— begin —

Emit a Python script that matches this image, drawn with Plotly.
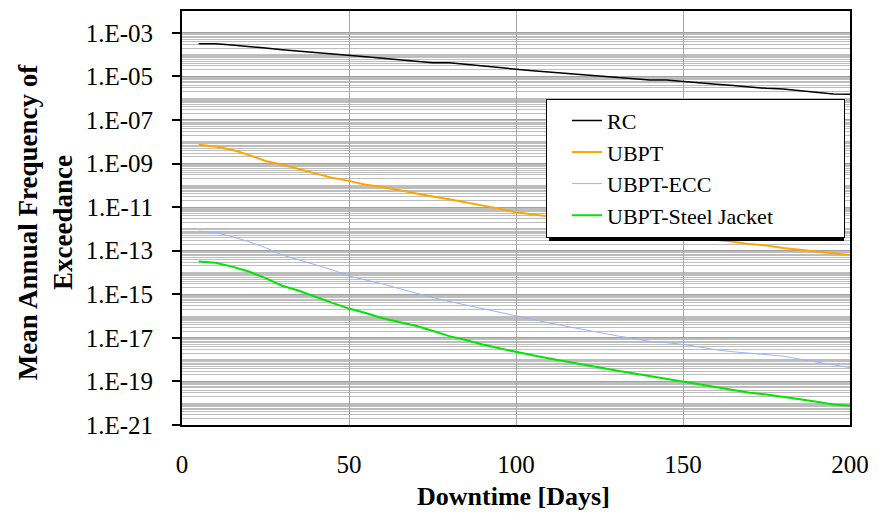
import plotly.graph_objects as go

# Downtime in days
days = list(range(5, 205, 5))

# Mean annual frequency of exceedance for each system
rc = [3.16e-4, 3.16e-4, 2.75e-4, 2.40e-4, 2.00e-4, 1.66e-4, 1.45e-4, 1.23e-4, 1.05e-4, 9.1e-5,
      7.9e-5, 6.8e-5, 5.75e-5, 4.9e-5, 4.27e-5, 4.17e-5, 3.47e-5, 2.88e-5, 2.45e-5, 2.14e-5,
      1.82e-5, 1.58e-5, 1.38e-5, 1.20e-5, 1.05e-5, 9.1e-6, 7.9e-6, 6.9e-6, 6.8e-6, 5.75e-6,
      5.0e-6, 4.37e-6, 3.8e-6, 3.16e-6, 2.82e-6, 2.63e-6, 2.24e-6, 1.86e-6, 1.55e-6, 1.51e-6]
ubpt = [7.2e-9, 6.0e-9, 4.3e-9, 2.5e-9, 1.3e-9, 8.9e-10, 5.6e-10, 3.5e-10, 2.2e-10, 1.6e-10,
        1.07e-10, 8.3e-11, 5.9e-11, 4.2e-11, 3.1e-11, 2.3e-11, 1.66e-11, 1.23e-11, 8.5e-12, 5.75e-12,
        4.7e-12, 3.7e-12, 2.75e-12, 2.1e-12, 1.45e-12, 1.05e-12, 8.7e-13, 7.1e-13, 5.9e-13, 4.9e-13,
        4.0e-13, 3.3e-13, 2.6e-13, 2.0e-13, 1.74e-13, 1.32e-13, 1.10e-13, 9.1e-14, 7.6e-14, 6.3e-14]
ubpt_ecc = [7.9e-13, 6.9e-13, 4.4e-13, 2.6e-13, 1.38e-13, 6.3e-14, 3.8e-14, 2.2e-14, 1.32e-14, 6.8e-15,
            4.5e-15, 3.0e-15, 1.82e-15, 1.12e-15, 7.2e-16, 4.7e-16, 3.2e-16, 2.1e-16, 1.48e-16, 1.02e-16,
            6.9e-17, 4.8e-17, 3.4e-17, 2.4e-17, 1.74e-17, 1.26e-17, 9.3e-18, 6.9e-18, 6.0e-18, 5.0e-18,
            3.8e-18, 2.8e-18, 2.3e-18, 2.0e-18, 1.66e-18, 1.45e-18, 1.05e-18, 7.9e-19, 6.0e-19, 4.3e-19]
ubpt_sj = [3.2e-14, 2.8e-14, 1.86e-14, 1.10e-14, 5.5e-15, 2.45e-15, 1.45e-15, 7.4e-16, 4.0e-16, 2.2e-16,
           1.38e-16, 7.9e-17, 5.2e-17, 3.6e-17, 2.1e-17, 1.2e-17, 7.9e-18, 4.9e-18, 3.3e-18, 2.2e-18,
           1.58e-18, 1.12e-18, 8.1e-19, 6.0e-19, 4.4e-19, 3.2e-19, 2.4e-19, 1.78e-19, 1.32e-19, 9.5e-20,
           7.4e-20, 5.5e-20, 4.0e-20, 3.0e-20, 2.5e-20, 2.0e-20, 1.51e-20, 1.17e-20, 8.7e-21, 7.6e-21]

series_names = ["RC", "UBPT", "UBPT-ECC", "UBPT-Steel Jacket"]
series_values = [rc, ubpt, ubpt_ecc, ubpt_sj]
series_colors = ["#000000", "#FFA500", "#99B4FF", "#00E600"]
series_widths = [1.5, 2, 1, 2]

x_ticks = [0, 50, 100, 150, 200]
y_exponents = list(range(-3, -22, -2))
y_tickvals = [10.0 ** e for e in y_exponents]
y_ticktext = ["1.E-%02d" % (-e) for e in y_exponents]
minor_vals = [k * 10.0 ** n for n in range(-21, -3) for k in range(1, 10)]

FONT = "Liberation Serif, Times New Roman, serif"
PAD = "\u00a0" * 12  # widens the legend box beyond the longest label

fig = go.Figure()
for name, vals, col, w in zip(series_names, series_values, series_colors, series_widths):
    label = name + PAD if name == "UBPT-Steel Jacket" else name
    fig.add_trace(go.Scatter(x=days, y=vals, mode="lines", name=label,
                             line=dict(color=col, width=w)))

L, R, T, B = 182, 36, 9, 88
W, H = 886, 513
pw, ph = W - L - R, H - T - B

# legend box placement (pixels)
LG_LEFT, LG_TOP, LG_RIGHT, LG_BOTTOM = 546, 97, 841, 237

fig.update_layout(
    width=W, height=H,
    margin=dict(l=L, r=R, t=T, b=B, pad=0),
    paper_bgcolor="white", plot_bgcolor="white",
    font=dict(family=FONT, color="black", size=25),
    showlegend=True,
    legend=dict(x=(LG_LEFT - L) / pw, y=(H - B - LG_TOP) / ph, xanchor="left", yanchor="top",
                bgcolor="white", bordercolor="black", borderwidth=1,
                font=dict(family=FONT, size=22, color="black"),
                indentation=20, tracegroupgap=0),
    xaxis=dict(range=[0, 200], tickvals=x_ticks, showgrid=True, gridcolor="#a6a6a6",
               gridwidth=1, zeroline=False, showline=True, linecolor="black",
               linewidth=2, mirror=True, ticks="", ticklabelstandoff=16,
               tickfont=dict(size=25)),
    yaxis=dict(type="log", range=[-21, -2], tickvals=y_tickvals, ticktext=y_ticktext,
               showgrid=True, gridcolor="#a0a0a0", gridwidth=1, zeroline=False,
               showline=True, linecolor="black", linewidth=2, mirror=True,
               ticks="outside", ticklen=8, tickcolor="black", tickwidth=1.5,
               ticklabelstandoff=14, tickfont=dict(size=25),
               minor=dict(tickvals=minor_vals, showgrid=True, gridcolor="#bdbdbd",
                          gridwidth=1, ticks="")),
    yaxis2=dict(type="log", range=[-21, -2], overlaying="y", side="left",
                tickvals=y_tickvals, showticklabels=False, showgrid=False,
                zeroline=False, ticks="inside", ticklen=8, tickcolor="black",
                tickwidth=1.5, showline=False),
)

# Legend drop shadow (sits under the legend, offset down-right)
fig.add_shape(type="rect", xref="paper", yref="paper",
              x0=(LG_LEFT + 3 - L) / pw, x1=(LG_RIGHT + 3 - L) / pw,
              y0=(H - B - (LG_BOTTOM + 3)) / ph, y1=(H - B - (LG_TOP + 3)) / ph,
              fillcolor="black", line=dict(width=0), layer="above")

# Axis titles
fig.add_annotation(text="<b>Mean Annual Frequency of<br>Exceedance</b>",
                   xref="paper", yref="paper", x=(45 - L) / pw, y=0.49,
                   xanchor="center", yanchor="middle", textangle=-90, showarrow=False,
                   font=dict(family=FONT, size=27, color="black"))
fig.add_annotation(text="<b>Downtime [Days]</b>", xref="paper", yref="paper",
                   x=(513 - L) / pw, y=(H - B - 497) / ph, xanchor="center",
                   yanchor="middle", showarrow=False,
                   font=dict(family=FONT, size=26, color="black"))

fig.write_html("out.html")
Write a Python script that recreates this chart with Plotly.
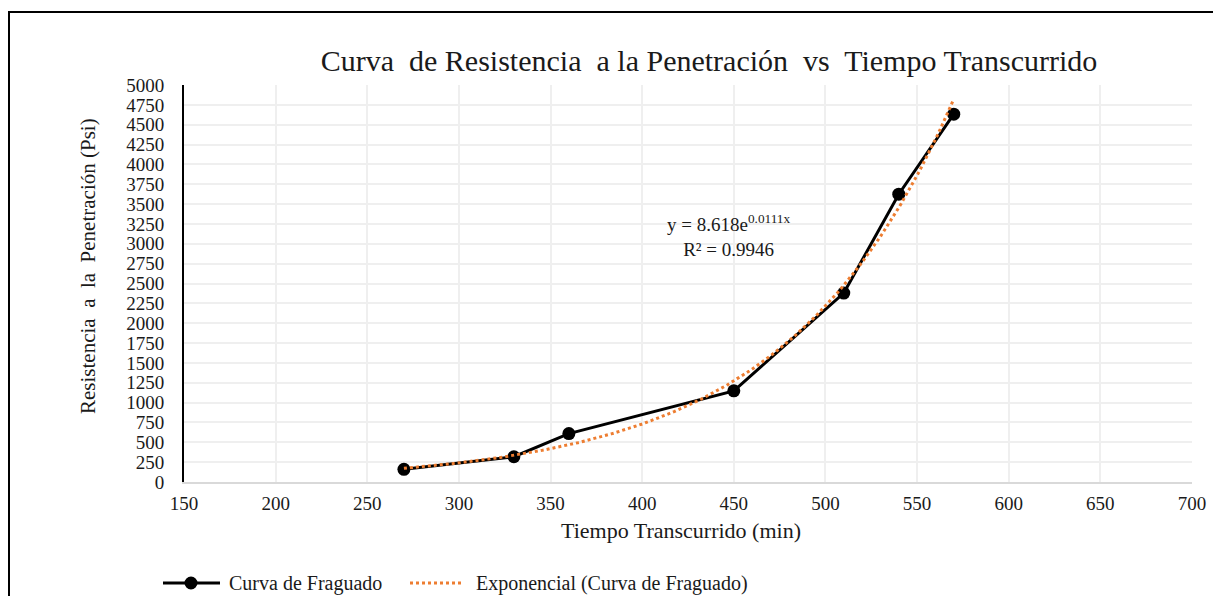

— end —

Pictures excluded, repeat the records exactly from their opening line through the line containing "days = list(range(5, 205, 5))".

Emit a Python script that matches this image, drawn with Plotly.
import plotly.graph_objects as go

# Downtime in days
days = list(range(5, 205, 5))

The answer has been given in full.